* **Task details**: Where a line of the listing below includes the word "page", reproduce that line.

* **Stored records**:

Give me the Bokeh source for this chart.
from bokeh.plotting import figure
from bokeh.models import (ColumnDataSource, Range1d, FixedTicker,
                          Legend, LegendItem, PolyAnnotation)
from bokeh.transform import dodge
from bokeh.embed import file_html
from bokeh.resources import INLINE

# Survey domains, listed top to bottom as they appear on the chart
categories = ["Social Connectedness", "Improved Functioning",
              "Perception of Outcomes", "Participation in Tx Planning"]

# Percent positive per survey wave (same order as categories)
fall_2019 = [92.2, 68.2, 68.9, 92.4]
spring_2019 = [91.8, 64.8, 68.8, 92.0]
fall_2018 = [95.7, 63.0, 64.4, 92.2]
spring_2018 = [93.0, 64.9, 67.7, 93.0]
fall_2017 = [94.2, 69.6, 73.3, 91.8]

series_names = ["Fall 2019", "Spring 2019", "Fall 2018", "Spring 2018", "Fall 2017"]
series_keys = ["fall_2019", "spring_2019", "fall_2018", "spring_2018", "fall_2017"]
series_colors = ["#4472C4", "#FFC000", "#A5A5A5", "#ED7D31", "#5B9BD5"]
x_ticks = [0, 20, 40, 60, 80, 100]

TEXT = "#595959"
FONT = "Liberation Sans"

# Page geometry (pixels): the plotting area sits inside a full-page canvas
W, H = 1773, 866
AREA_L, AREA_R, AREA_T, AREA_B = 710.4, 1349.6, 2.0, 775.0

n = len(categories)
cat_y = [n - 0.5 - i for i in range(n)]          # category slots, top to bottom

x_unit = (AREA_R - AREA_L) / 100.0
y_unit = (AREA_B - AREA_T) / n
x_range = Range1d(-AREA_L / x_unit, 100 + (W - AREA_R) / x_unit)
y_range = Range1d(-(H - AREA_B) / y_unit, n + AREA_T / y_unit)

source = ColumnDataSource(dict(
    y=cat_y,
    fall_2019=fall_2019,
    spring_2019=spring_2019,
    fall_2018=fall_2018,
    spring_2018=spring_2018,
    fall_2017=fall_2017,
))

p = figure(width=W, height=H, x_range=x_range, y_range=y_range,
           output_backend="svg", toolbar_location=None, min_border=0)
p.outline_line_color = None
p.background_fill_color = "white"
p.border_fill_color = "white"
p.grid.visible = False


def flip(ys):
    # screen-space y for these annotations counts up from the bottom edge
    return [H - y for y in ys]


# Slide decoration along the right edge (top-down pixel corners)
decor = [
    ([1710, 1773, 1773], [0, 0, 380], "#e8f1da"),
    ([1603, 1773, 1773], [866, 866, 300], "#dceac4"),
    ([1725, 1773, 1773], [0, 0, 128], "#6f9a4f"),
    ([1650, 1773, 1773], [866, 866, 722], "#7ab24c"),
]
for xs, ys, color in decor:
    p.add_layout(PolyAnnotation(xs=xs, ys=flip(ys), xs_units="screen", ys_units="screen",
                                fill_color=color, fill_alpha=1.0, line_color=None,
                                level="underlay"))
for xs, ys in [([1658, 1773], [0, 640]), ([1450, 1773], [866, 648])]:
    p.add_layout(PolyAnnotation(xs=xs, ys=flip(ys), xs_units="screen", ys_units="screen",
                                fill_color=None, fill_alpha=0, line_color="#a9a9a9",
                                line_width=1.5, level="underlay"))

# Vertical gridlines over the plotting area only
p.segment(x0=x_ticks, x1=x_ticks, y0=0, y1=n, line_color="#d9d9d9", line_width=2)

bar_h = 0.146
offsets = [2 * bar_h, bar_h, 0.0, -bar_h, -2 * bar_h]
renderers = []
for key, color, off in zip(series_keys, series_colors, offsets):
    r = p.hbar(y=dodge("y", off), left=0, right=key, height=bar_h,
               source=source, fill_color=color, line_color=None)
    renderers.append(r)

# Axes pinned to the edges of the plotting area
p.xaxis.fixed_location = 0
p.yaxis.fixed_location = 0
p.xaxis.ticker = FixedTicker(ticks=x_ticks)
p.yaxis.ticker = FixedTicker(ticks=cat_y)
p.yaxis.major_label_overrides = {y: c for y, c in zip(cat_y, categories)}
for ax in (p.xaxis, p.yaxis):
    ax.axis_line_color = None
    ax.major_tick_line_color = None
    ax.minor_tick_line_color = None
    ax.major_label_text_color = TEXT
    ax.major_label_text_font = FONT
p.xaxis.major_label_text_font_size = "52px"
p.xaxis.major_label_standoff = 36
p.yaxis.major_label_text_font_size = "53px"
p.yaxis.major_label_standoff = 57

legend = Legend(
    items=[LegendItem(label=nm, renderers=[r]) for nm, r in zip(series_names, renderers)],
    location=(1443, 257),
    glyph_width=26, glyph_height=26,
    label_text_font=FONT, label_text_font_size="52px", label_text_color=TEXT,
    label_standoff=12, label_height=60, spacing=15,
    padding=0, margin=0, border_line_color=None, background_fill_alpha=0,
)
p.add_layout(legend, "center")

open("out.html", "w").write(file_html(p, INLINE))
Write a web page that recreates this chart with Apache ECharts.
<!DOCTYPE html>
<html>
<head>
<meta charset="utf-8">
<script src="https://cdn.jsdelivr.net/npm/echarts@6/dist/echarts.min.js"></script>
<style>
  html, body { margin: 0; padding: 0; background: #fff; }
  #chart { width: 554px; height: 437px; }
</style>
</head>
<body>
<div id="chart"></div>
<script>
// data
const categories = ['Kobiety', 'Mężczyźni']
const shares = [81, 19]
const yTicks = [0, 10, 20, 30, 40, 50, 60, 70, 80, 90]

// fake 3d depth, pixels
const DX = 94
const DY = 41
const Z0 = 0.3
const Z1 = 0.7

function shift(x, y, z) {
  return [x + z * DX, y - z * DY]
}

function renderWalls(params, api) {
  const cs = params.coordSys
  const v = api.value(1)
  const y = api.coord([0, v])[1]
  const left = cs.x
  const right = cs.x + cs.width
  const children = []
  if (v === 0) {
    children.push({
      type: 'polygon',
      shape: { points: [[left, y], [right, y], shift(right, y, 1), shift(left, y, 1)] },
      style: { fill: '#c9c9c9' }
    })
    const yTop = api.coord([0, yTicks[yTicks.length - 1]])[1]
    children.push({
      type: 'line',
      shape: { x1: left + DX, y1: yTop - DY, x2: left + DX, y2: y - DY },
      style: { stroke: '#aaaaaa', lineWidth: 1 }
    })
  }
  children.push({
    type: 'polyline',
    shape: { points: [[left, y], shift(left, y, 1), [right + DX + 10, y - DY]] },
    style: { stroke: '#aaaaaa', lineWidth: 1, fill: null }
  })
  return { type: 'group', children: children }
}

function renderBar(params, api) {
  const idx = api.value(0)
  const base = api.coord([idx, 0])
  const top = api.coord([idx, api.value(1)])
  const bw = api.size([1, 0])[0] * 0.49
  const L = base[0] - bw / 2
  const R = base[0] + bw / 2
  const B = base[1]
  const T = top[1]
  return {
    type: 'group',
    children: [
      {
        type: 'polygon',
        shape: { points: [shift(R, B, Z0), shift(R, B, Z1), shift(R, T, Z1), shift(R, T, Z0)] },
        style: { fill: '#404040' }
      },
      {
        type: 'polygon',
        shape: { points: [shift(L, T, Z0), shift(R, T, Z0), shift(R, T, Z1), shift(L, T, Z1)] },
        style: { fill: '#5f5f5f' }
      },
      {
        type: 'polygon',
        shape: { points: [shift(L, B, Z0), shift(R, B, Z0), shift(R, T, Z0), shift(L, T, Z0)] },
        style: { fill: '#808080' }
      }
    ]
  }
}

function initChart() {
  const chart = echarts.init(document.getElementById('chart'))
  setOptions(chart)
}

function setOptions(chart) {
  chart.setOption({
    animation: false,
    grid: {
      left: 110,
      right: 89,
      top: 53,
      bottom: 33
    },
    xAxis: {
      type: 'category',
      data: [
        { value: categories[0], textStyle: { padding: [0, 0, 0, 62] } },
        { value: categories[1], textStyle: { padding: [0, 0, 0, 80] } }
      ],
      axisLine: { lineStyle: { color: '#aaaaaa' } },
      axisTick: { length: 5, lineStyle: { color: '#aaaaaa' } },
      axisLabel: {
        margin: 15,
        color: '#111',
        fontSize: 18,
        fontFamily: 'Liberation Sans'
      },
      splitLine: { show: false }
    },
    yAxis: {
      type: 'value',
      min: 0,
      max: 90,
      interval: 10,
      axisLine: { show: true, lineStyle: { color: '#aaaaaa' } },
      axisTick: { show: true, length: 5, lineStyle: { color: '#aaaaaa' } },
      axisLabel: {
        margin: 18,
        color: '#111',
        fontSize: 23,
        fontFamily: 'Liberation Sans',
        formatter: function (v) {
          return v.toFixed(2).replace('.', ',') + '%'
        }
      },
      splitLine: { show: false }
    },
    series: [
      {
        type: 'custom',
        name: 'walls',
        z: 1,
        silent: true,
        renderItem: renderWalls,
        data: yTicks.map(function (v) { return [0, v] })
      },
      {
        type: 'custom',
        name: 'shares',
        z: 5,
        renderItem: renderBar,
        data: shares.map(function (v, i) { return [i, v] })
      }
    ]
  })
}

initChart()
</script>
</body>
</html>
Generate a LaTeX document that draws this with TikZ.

* **Result for this exercise**:
# Page geometry (pixels): the plotting area sits inside a full-page canvas
Write a web page that recreates this chart with Apache ECharts.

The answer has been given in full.